The exercise — Pictures appear in the records below; write out everything else exactly.

Information supplied —
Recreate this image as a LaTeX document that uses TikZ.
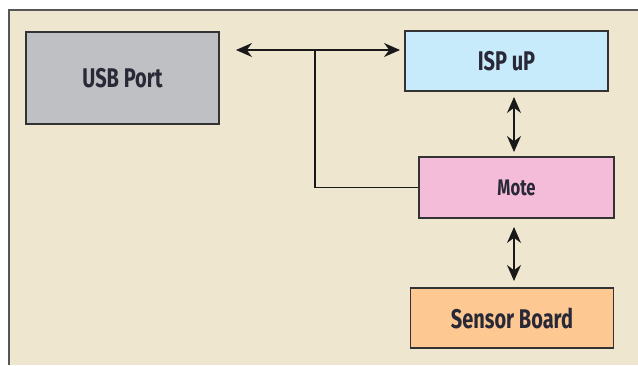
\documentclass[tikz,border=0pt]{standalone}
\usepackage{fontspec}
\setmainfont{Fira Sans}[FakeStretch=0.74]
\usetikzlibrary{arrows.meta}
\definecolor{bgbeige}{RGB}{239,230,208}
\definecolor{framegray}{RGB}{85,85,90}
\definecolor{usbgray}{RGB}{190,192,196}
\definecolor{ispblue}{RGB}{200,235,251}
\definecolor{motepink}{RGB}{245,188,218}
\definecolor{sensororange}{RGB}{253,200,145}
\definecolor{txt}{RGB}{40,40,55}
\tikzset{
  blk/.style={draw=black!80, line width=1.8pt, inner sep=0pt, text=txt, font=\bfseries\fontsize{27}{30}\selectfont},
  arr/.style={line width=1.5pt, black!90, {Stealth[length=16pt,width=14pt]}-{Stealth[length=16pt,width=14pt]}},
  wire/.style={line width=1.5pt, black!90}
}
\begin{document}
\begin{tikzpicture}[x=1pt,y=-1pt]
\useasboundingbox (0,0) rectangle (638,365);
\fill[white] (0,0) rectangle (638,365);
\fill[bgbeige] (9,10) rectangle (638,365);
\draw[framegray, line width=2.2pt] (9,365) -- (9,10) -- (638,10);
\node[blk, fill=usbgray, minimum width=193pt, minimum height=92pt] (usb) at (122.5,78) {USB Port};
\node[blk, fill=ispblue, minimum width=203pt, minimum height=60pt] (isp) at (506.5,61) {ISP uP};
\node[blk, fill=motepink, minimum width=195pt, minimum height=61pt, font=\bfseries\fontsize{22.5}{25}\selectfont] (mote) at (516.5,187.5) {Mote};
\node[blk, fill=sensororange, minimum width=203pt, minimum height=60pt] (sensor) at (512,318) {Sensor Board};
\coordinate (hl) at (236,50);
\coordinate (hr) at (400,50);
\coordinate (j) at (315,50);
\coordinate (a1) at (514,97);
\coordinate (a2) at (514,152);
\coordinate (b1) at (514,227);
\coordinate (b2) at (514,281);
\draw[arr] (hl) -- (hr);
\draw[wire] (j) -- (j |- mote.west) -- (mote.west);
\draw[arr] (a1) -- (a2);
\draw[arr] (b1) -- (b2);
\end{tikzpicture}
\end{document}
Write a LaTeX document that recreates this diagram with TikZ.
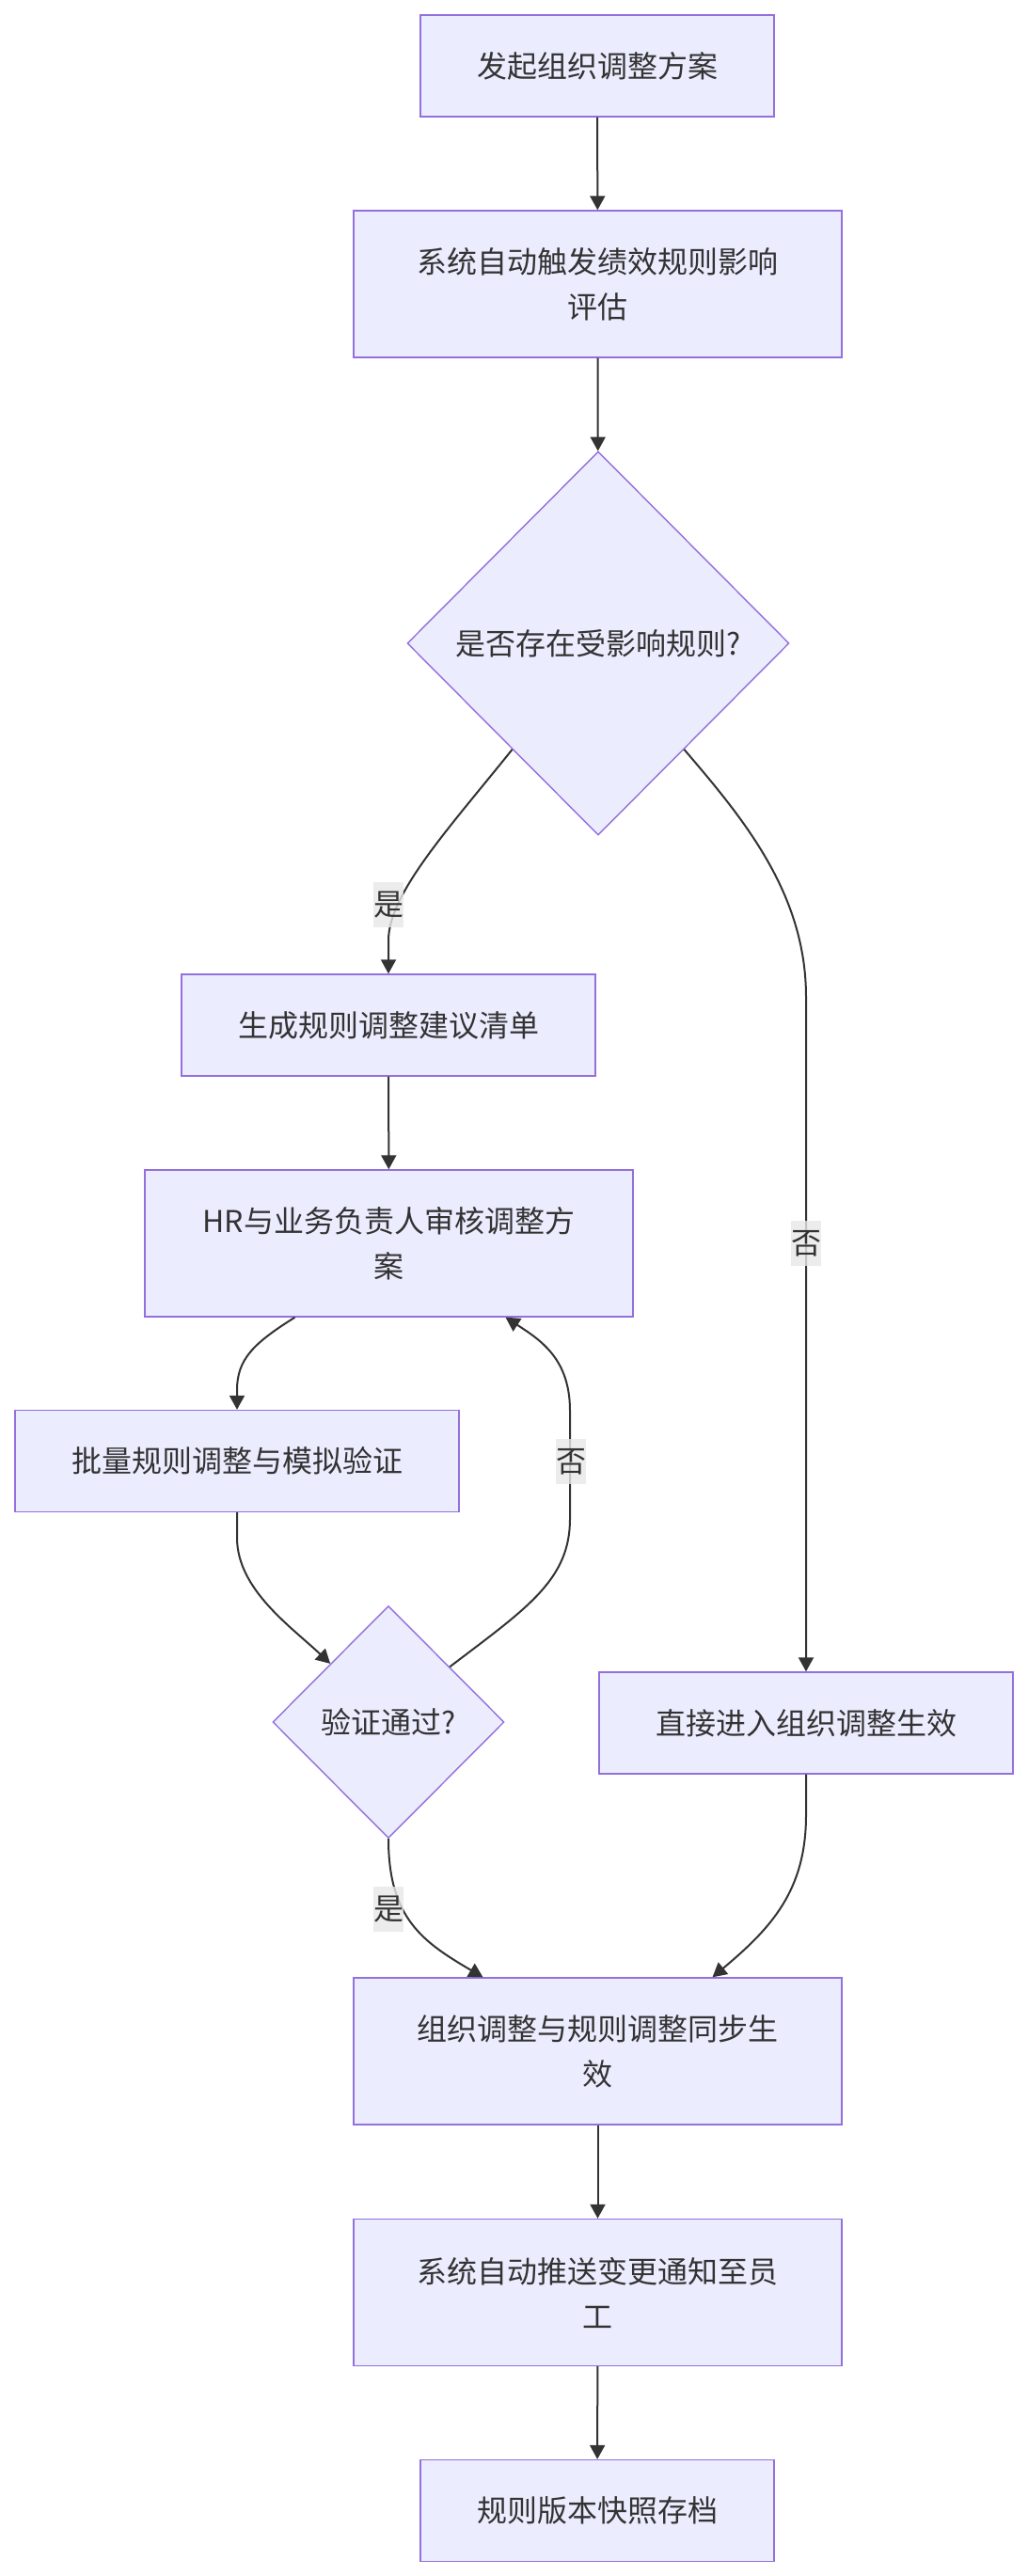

Worked solution —
Recreate this image as a LaTeX document that uses TikZ.
\documentclass[tikz,border=0pt]{standalone}
\usepackage{fontspec}
\setmainfont{Fira Sans}[FakeStretch=0.74]
\usetikzlibrary{arrows.meta}
\definecolor{bgbeige}{RGB}{239,230,208}
\definecolor{framegray}{RGB}{85,85,90}
\definecolor{usbgray}{RGB}{190,192,196}
\definecolor{ispblue}{RGB}{200,235,251}
\definecolor{motepink}{RGB}{245,188,218}
\definecolor{sensororange}{RGB}{253,200,145}
\definecolor{txt}{RGB}{40,40,55}
\tikzset{
  blk/.style={draw=black!80, line width=1.8pt, inner sep=0pt, text=txt, font=\bfseries\fontsize{27}{30}\selectfont},
  arr/.style={line width=1.5pt, black!90, {Stealth[length=16pt,width=14pt]}-{Stealth[length=16pt,width=14pt]}},
  wire/.style={line width=1.5pt, black!90}
}
\begin{document}
\begin{tikzpicture}[x=1pt,y=-1pt]
\useasboundingbox (0,0) rectangle (638,365);
\fill[white] (0,0) rectangle (638,365);
\fill[bgbeige] (9,10) rectangle (638,365);
\draw[framegray, line width=2.2pt] (9,365) -- (9,10) -- (638,10);
\node[blk, fill=usbgray, minimum width=193pt, minimum height=92pt] (usb) at (122.5,78) {USB Port};
\node[blk, fill=ispblue, minimum width=203pt, minimum height=60pt] (isp) at (506.5,61) {ISP uP};
\node[blk, fill=motepink, minimum width=195pt, minimum height=61pt, font=\bfseries\fontsize{22.5}{25}\selectfont] (mote) at (516.5,187.5) {Mote};
\node[blk, fill=sensororange, minimum width=203pt, minimum height=60pt] (sensor) at (512,318) {Sensor Board};
\coordinate (hl) at (236,50);
\coordinate (hr) at (400,50);
\coordinate (j) at (315,50);
\coordinate (a1) at (514,97);
\coordinate (a2) at (514,152);
\coordinate (b1) at (514,227);
\coordinate (b2) at (514,281);
\draw[arr] (hl) -- (hr);
\draw[wire] (j) -- (j |- mote.west) -- (mote.west);
\draw[arr] (a1) -- (a2);
\draw[arr] (b1) -- (b2);
\end{tikzpicture}
\end{document}
Write a LaTeX document that recreates this diagram with TikZ.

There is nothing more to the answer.